Just because the current political landscape in Washington suggests that most, if not all, Senate Democrats will oppose Judge Brett M. Kavanaugh’s appointment to the U.S. Supreme Court while their Republican counterparts are likely to endorse it, the Senate is not absolved of its constitutional duties. Advice and consent should be informed. Kavanaugh’s nomination deserves to be fully scrutinized and the American people better educated on the consequences of his lifetime appointment to the nation’s highest court.

That includes reviewing not just the legal cases Kavanaugh heard as a judge on the U.S. Circuit Court of Appeals for the District of Columbia over the past dozen years. It also requires a thorough examination of his years as White House staff secretary to President George W. Bush, a position of far greater importance than its name implies and one that the nominee himself suggested in a first-person law magazine article was instrumental and “most instructive” to preparing him to serve as a federal appeals court judge (a point he’d also made years earlier when he last faced Senate scrutiny).

Yet a request for documents from this 2003-2006 period is in danger of becoming a purely partisan exercise.
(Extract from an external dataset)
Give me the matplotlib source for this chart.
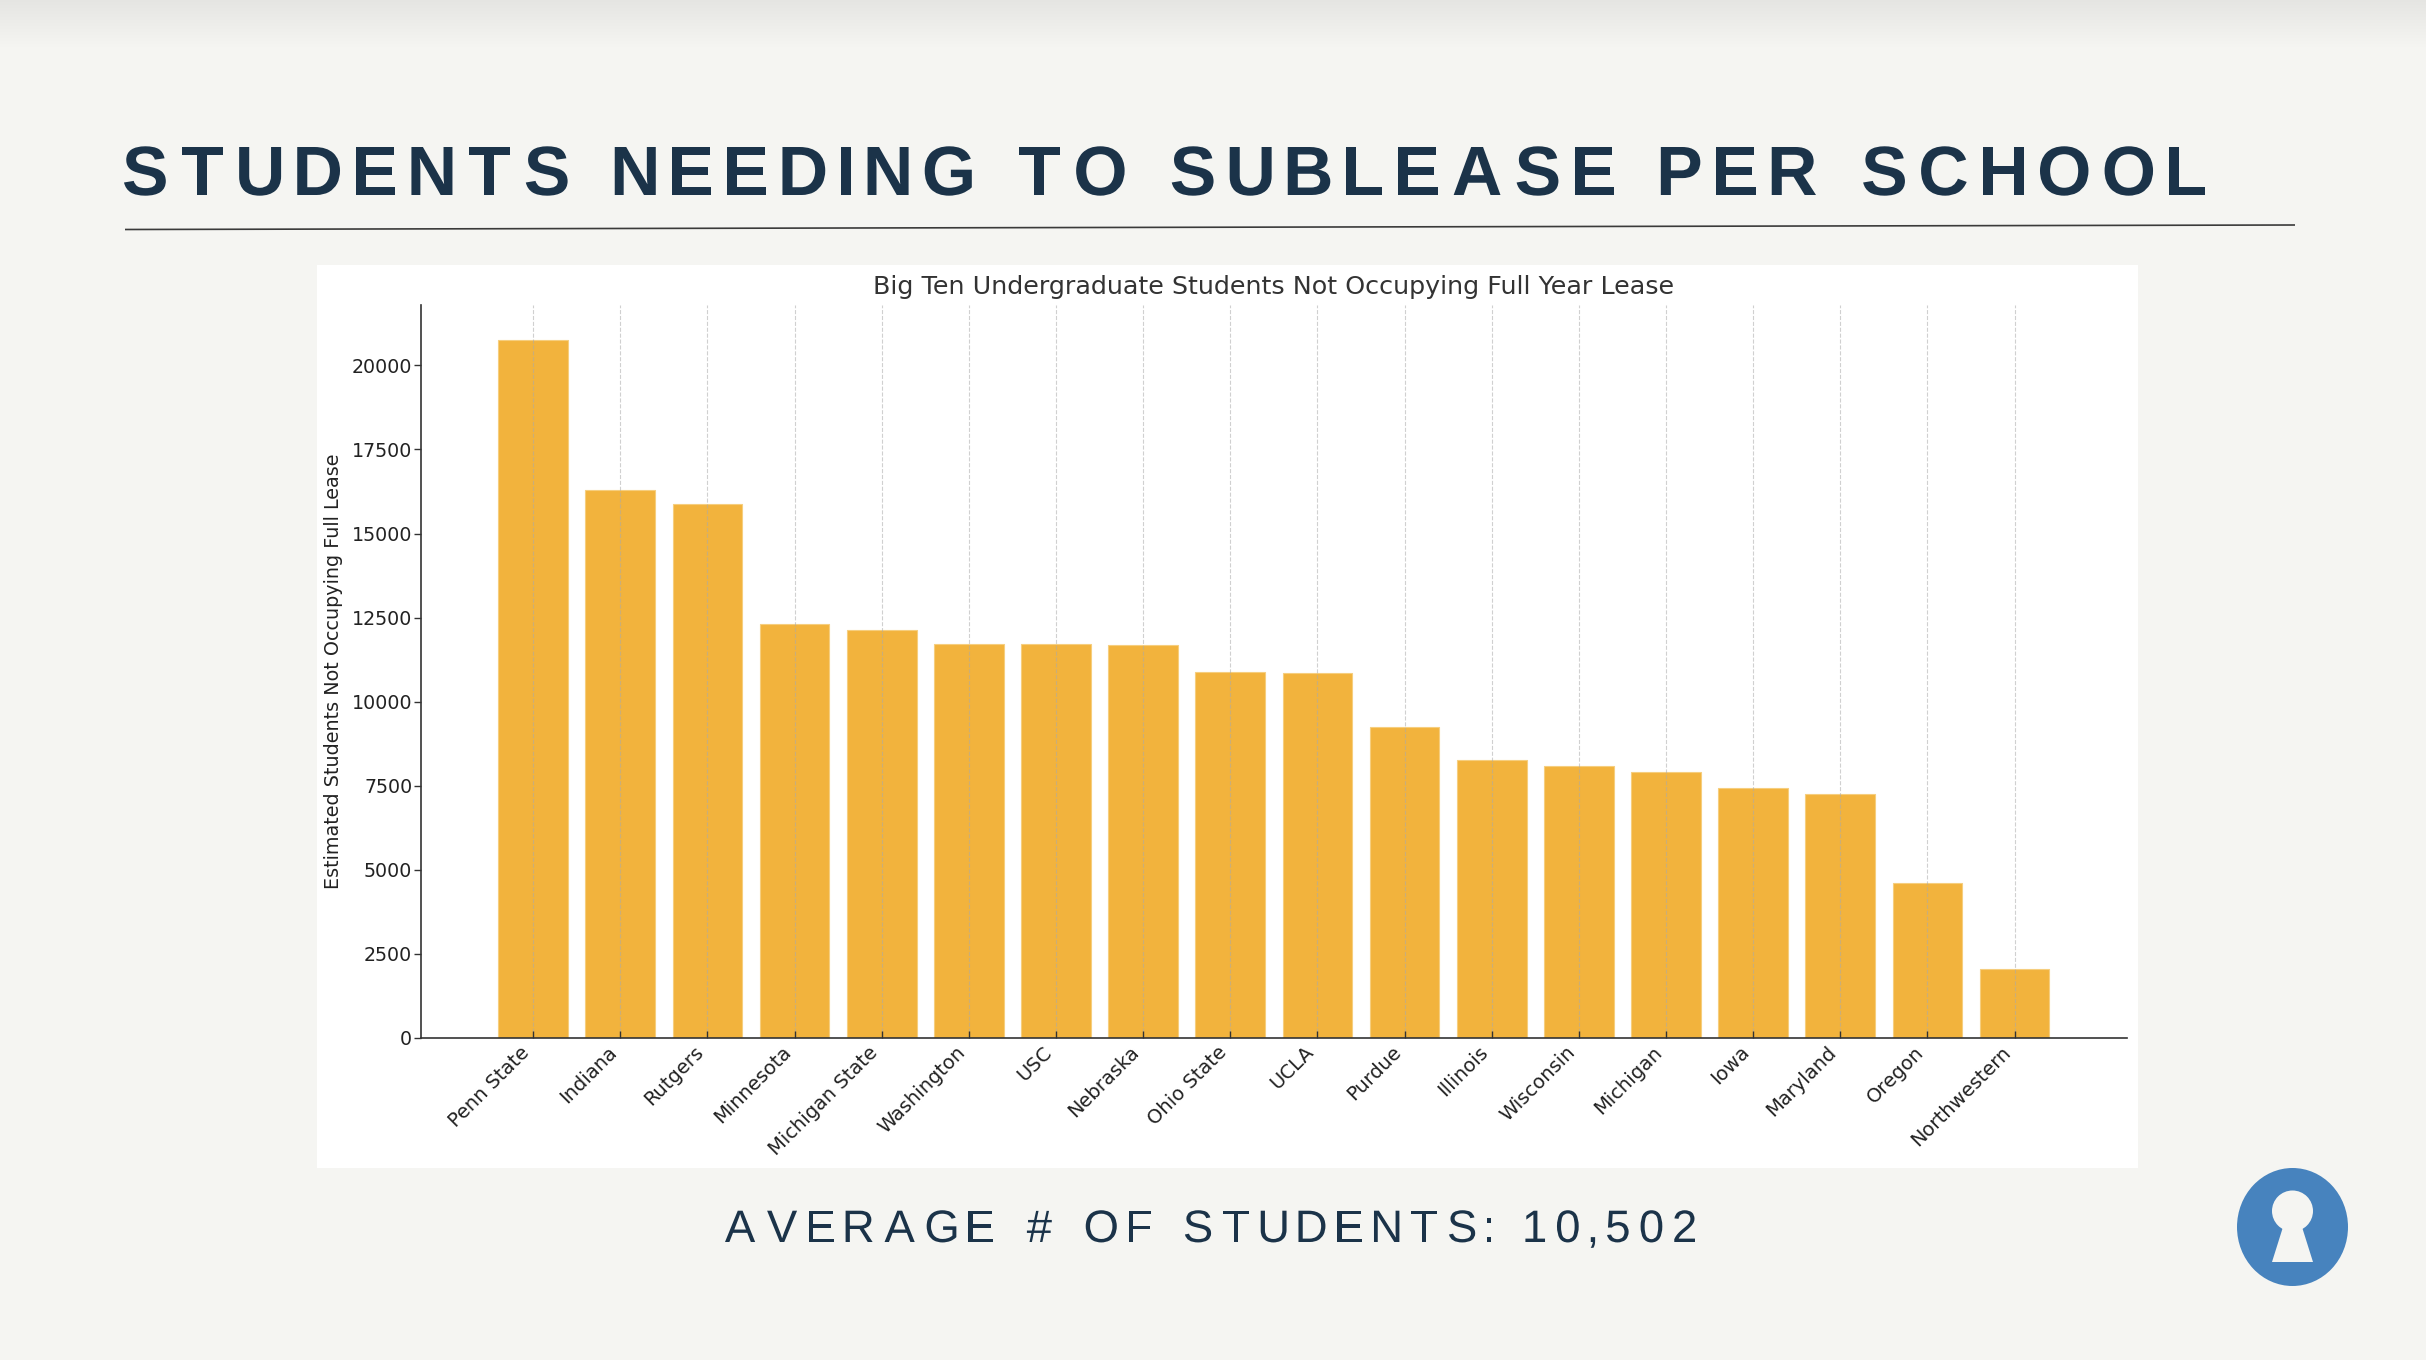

Senate Judiciary Committee Chairman Charles E. Grassley, R-Iowa, has described the Democratic requests for documents from the staff secretary years as “bloated” document demands representing “an obvious attempt to obstruct the confirmation process.” It’s entirely possible that Minority Leader Charles E. Schumer, D-N.Y., delights in the idea that a request for White House paperwork — similar to the one GOP senators insisted on for Elena Kagan’s time as solicitor general under President Barack Obama — might give Democrats more time to scrutinize Kavanaugh’s record or perhaps even push his confirmation vote until after the November election. But so what? The alternative available to Grassley is to keep secret the nominee’s involvement in such legal matters as gay marriage, partial birth abortion and the reauthorization of the Patriot Act, all of which came across Kavanaugh’s White House desk in some form.

That’s not to recommend that every piece of paper that Kavanaugh ever viewed — serving as an intermediary and screener for the president on legal matters is a major part of the staff secretary job, after all — can be justified, but what Grassley and his Republican colleagues have offered to date is to request from the archives only the papers from Kavanaugh’s time as White House counsel and none — zero, nada, zilch — from his time as staff secretary. That’s not a compromise, that’s the beginning of a cover-up, and the American public should not tolerate it.